Alternative treatments for gout seek either to reduce pain during attacks or to lower uric acid levels and potentially prevent attacks. Like with many alternative treatments for any disease or condition, opinions are often mixed as to the efficacy of some treatment methods. Research is often minimal in comparison to traditional medical treatments for gout.
However many people have had success in using alternative treatments in the management of many diseases and conditions, including gout. Before trying any gout alternative treatments, you should always check with your doctor to be sure that the methods are safe and right for you.
Foods, Herbs, & Supplements
The following have shown at least some promise for gout.
Coffee: According to the Mayo Clinic, there’s evidence that drinking four to six cups of coffee a day can lower gout risk in men.
Antioxidant-Rich Fruits: Dark-colored fruits like blackberries, blueberries, grapes, raspberries, and especially cherries can help keep uric acid under control.
Vitamin C: Consuming moderate amounts of vitamin C is also connected to lower uric acid levels. However, very large doses of the vitamin can actually raise uric acid levels.
Other Supplements: There are also herbal supplements that have been found to effectively reduce inflammation including devil's claw, bromelain, and turmeric. These haven’t been specifically studied for gout, but they may help with the swelling and pain associated with an attack.
This technique from traditional Chinese medicine of placing very thin needles in points on the body has been found effective in treating different types of chronic pain. There haven’t yet been any studies done on acupuncture and gout, but its pain-relieving properties are promising.
Hot & Cold Compress
Switching between hot compress to the affected area for three minutes and a cold compress for 30 seconds can help reduce pain and swelling that occurs during a gout attack.
In most people, a first acute gout attack comes without warning, and there really aren't any other symptoms of high uric acid. Therefore, prevention efforts for gout are focused on preventing future attacks or lessening their severity.

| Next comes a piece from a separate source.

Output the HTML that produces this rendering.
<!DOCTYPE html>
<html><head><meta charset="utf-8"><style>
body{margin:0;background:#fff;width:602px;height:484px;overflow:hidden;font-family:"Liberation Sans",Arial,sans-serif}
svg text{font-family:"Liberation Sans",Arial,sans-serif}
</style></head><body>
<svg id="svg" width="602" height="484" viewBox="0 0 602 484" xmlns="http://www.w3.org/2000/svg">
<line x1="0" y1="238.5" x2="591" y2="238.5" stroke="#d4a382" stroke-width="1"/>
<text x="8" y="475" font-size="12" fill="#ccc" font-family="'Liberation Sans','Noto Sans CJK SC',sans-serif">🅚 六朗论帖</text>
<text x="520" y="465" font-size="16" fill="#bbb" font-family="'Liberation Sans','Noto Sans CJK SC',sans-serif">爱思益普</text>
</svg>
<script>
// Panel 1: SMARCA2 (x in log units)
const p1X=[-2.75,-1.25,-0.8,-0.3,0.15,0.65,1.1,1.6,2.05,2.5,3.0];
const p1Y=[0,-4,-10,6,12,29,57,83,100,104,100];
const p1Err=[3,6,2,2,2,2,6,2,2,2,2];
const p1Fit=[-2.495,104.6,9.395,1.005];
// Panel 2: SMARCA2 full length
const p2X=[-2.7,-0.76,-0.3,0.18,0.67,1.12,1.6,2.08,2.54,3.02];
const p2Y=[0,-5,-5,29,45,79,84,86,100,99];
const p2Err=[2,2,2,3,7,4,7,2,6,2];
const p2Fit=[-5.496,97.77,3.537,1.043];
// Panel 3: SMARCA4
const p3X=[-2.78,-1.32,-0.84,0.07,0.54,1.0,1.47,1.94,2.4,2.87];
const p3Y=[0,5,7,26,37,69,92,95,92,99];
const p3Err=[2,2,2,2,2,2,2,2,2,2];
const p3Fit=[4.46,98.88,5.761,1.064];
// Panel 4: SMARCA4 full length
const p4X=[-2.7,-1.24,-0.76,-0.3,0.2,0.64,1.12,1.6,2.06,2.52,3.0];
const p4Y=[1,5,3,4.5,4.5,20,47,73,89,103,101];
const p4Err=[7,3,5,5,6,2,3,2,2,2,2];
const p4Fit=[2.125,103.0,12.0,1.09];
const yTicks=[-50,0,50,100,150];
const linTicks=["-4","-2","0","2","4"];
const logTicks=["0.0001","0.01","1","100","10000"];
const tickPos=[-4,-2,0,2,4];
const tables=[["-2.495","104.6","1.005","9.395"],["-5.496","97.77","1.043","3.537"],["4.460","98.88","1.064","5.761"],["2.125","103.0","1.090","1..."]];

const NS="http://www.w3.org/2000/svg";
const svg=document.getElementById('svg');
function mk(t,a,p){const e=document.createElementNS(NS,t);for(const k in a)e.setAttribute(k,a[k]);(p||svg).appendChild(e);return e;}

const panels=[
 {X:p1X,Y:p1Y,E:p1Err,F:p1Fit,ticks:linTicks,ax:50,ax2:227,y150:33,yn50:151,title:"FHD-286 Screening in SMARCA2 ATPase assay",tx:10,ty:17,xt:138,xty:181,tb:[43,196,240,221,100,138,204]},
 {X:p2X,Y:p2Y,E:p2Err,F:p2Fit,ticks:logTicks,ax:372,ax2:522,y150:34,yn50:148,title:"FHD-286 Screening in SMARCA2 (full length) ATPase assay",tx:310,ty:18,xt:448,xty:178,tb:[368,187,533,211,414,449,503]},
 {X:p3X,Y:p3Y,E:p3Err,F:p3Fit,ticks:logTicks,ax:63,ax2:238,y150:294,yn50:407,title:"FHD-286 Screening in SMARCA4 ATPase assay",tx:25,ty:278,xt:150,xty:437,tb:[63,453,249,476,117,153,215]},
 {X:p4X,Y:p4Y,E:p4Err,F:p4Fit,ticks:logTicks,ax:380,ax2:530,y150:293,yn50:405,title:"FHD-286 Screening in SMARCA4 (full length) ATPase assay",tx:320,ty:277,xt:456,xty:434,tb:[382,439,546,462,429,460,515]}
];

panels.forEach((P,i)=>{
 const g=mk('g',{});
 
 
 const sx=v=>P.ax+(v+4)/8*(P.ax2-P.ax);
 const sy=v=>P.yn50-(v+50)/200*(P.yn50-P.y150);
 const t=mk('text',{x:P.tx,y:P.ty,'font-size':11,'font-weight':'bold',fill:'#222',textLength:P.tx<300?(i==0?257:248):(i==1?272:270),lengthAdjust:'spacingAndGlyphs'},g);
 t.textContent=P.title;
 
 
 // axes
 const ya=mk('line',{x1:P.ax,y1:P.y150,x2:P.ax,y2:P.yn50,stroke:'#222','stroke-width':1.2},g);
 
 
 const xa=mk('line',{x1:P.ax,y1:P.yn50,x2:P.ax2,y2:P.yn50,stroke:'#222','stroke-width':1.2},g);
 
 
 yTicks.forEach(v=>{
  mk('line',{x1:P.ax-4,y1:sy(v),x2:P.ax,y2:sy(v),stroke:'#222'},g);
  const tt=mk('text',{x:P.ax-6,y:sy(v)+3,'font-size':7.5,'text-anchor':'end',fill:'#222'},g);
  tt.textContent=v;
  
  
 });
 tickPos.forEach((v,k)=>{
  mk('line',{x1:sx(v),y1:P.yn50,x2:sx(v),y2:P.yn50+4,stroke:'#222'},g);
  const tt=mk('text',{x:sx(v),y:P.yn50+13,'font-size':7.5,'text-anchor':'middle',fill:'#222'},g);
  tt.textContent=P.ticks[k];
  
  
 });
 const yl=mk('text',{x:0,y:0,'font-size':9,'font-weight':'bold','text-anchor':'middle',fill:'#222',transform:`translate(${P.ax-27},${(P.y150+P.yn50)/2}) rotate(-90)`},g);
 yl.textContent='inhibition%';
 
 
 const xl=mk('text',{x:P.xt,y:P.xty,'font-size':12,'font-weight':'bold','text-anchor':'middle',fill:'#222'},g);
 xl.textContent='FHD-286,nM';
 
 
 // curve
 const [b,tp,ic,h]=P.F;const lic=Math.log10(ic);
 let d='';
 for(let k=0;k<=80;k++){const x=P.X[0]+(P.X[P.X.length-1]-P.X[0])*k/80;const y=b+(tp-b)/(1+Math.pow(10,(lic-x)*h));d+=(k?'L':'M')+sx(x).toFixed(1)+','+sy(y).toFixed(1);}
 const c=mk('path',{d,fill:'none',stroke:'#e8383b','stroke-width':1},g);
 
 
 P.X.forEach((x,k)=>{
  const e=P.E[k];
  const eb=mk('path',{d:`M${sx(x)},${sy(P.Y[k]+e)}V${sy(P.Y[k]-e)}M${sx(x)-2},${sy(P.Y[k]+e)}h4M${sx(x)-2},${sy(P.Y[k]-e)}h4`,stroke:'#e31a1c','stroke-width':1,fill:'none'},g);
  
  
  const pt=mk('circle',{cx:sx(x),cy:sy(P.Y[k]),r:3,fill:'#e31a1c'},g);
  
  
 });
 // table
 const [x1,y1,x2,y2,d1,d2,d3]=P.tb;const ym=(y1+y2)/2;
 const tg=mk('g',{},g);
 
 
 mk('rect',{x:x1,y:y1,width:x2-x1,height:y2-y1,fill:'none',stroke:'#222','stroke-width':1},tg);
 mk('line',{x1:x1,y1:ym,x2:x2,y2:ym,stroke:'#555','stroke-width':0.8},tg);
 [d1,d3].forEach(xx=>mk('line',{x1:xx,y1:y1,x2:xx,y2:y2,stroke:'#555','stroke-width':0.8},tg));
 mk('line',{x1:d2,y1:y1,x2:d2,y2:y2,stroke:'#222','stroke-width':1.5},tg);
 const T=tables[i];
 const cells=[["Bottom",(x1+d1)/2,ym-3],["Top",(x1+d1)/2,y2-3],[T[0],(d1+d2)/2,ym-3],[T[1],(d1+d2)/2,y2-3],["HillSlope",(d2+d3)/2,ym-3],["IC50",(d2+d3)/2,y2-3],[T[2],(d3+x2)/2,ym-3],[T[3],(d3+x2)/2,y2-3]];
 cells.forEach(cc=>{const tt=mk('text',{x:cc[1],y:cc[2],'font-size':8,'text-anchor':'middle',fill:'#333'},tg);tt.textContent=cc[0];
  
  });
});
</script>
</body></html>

Xanthine oxidase inhibitors and probenecid both prevent gout attacks by reducing the amount of uric acid in the blood. A doctor may also prescribe an NSAID or colchicine to be taken every day to help make future attacks less painful.
Careful monitoring of diet can also help to reduce uric acid levels. Your doctor can help you create a specific plan, but some of the most common changes are as follows:
- drink more water and other non-alcoholic fluids
- drink less alcohol
- eat less meat
- limit high-purine foods, including organ meats, oily fish, and certain vegetables
- eat more low-fat dairy foods
Maintain a Healthy Weight
In addition, dietary changes may also have the goal of reducing body weight. Obesity is a risk factor for gout. Maintaining a healthy weight through a balanced diet and regular exercise can help prevent attacks.